Let’s look at the easy ones—James Joyce, T. S. Eliot, and what we could call the “Intentionalists”—writers who attempt to control every facet of their creative output and who intend virtually every effect in their works. Many of them are from the modernist period, essentially the era around the two world wars of the twentieth century. In an essay called “Ulysses, Order, and Myth (1923),” Eliot extols the virtues of Joyce’s newly published masterpiece, and proclaims that, whereas writers of previous generations relied on the “narrative method,” modern writers can, following Joyce’s example, employ the “mythic method.” Ulysses, as we know from our earlier discussion, is the very long story of a single day in Dublin, June 16, 1904, its structure modeled on Homer’s Odyssey (Ulysses being the Latin equivalent of the name of Homer’s hero, Odysseus). The structure of the novel utilizes the various episodes of the ancient epic, although ironically—Odysseus’s trip to the underworld, for instance, becomes a trip to the cemetery; his encounter with Circe, an enchantress who turns men into swine, becomes a trip to a notorious brothel by the protagonists. Eliot uses his essay on Joyce to defend implicitly his own masterpiece, The Waste Land, which also builds around ancient myths, in this case fertility myths associated with the Fisher King. Ezra Pound borrows from Greek, Latin, Chinese, English, Italian, and French poetic traditions in the Cantos. D. H. Lawrence writes essays about Egyptian and Mexican myth, Freudian psychoanalysis, issues in the Book of Revelation, and the history of the novel in Europe and America. Do we really believe that novels or poems by any of these writers, or their contemporaries Virginia Woolf, Katherine Mansfield, Ernest Hemingway, and William Faulkner, will be naive? Doesn’t seem likely, does it?
Faulkner, for instance, in Absalom, Absalom! (1936) makes use of a title from the Bible—Absalom is David’s rebellious son who hangs himself—and plot and characters from Greek mythology. The novel is Faulkner’s version of Aeschylus’s Oresteia (458 b.c.), the tragedy of the returning soldiers from Troy and revenge and destruction on a mythic scale. Their Trojan War is the Civil War, of course, and the murder at the gates is of the illegitimate son by his half brother, not of the returning husband (Agamemnon) by his faithless wife (Clytemnestra), although she is invoked in the mulatto slave, Clytie. He gives us Orestes, the avenging son pursued by Furies and ultimately consumed in the flames of the family mansion, in Henry Sutpen, and Electra, the daughter consumed by grief and mourning, in his sister, Judith. Such baroque planning and complex execution don’t leave much room for naive, spontaneous composition.
Okay, so much for the modern writers, but what about earlier periods? Prior to 1900, most poets would have received at least rudimentary elements of a classical education—Latin, some Greek, lots of classical poetry and Dante and Shakespeare—certainly more than your average reader today. They could count on their readers, moreover, having considerable training in the tradition. One of the surest ways to be successful in theater in the nineteenth century was to take a touring Shakespeare company through the American West. If folks in their little houses on the prairie could quote the Bard, is it likely that their writers “accidentally” wrote stories that paralleled his?

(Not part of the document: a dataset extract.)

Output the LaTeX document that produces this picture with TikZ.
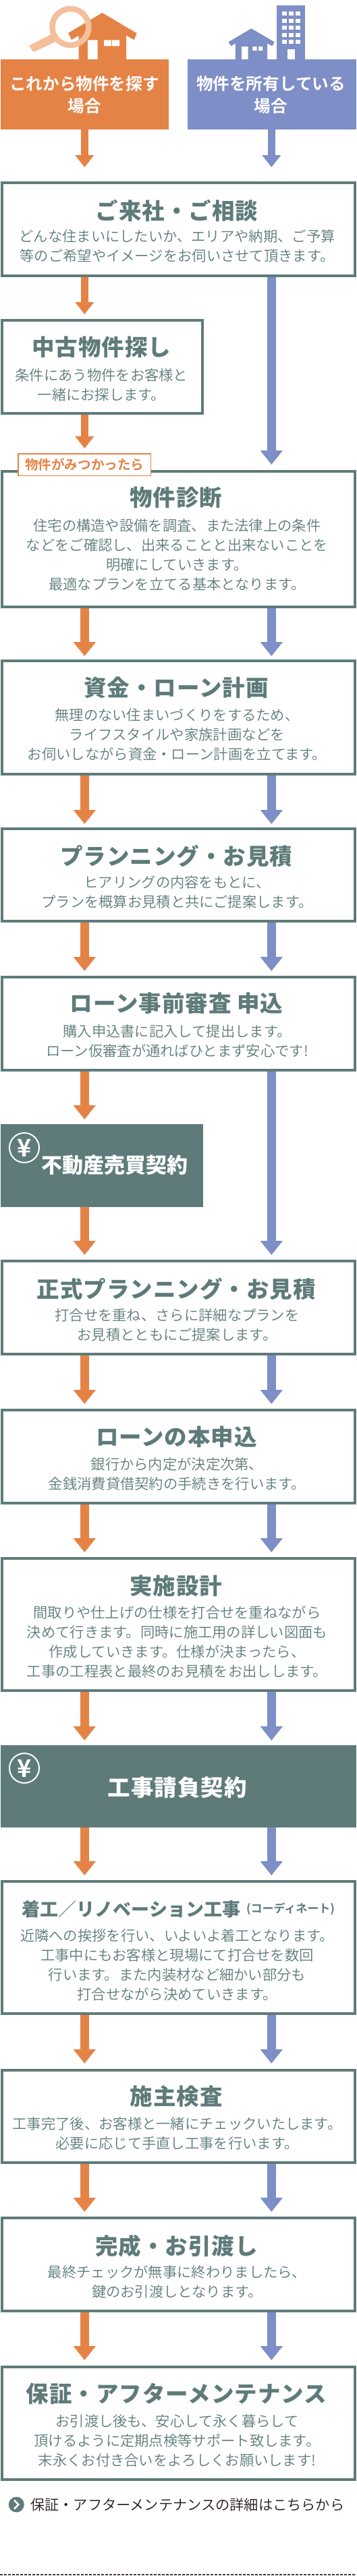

Since proof is nearly impossible, discussions of the writer’s intentions are not especially profitable. Instead let’s restrict ourselves to what he did do and, more important, what we readers can discover in his work. What we have to work with is hints and allegations, really, evidence, sometimes only a trace, that points to something lying behind the text. It’s useful to keep in mind that any aspiring writer is probably also a hungry, aggressive reader and will have absorbed a tremendous amount of literary history and literary culture. By the time she writes her books, she has access to that tradition in ways that need not be conscious. Nevertheless, whatever parts have infiltrated her consciousness are always available to her. Something else that we should bear in mind has to do with speed of composition. The few pages of this chapter have taken you a few minutes to read; they have taken me, I’m sorry to say, days and days to write. No, I haven’t been sitting at my computer the whole time. First I carried the germ around for a while, mulling over how best to approach it, then I sat down and knocked a few items onto the screen, then I began fleshing out the argument. Then I got stuck, so I made lunch or baked some bread or helped my kid work on his car, but I carried the problem of this chapter around with me the whole time. I sat down at the keyboard again and started in again but got distracted and worked on something else. Eventually I got where we are now. Even assuming equal levels of knowledge about the subject, who probably has had the most ideas—you in five minutes of reading or me in five days of stumbling around? All I’m really saying is that we readers sometimes forget how long literary composition can take and how very much lateral thinking can go on in that amount of time.
And lateral thinking is what we’re really discussing: the way writers can keep their eye on the target, whether it be the plot of the play or the ending of the novel or the argument of the poem, and at the same time bring in a great deal of at least tangentially related material. I used to think it was this great gift “literary geniuses” have, but I’m not so sure anymore. I sometimes teach a creative writing course, and my aspiring fiction writers frequently bring in biblical parallels, classical or Shakespearean allusions, bits of REM songs, fairy tale fragments, anything you can think of. And neither they nor I would claim that anybody in that room is a genius. It’s something that starts happening when a reader/writer and a sheet of paper get locked in a room together. And it’s a great deal of what makes reading the work—of my students, of recent graduates of the Iowa Writers’ Workshop, of Keats and Shelley—interesting and fun.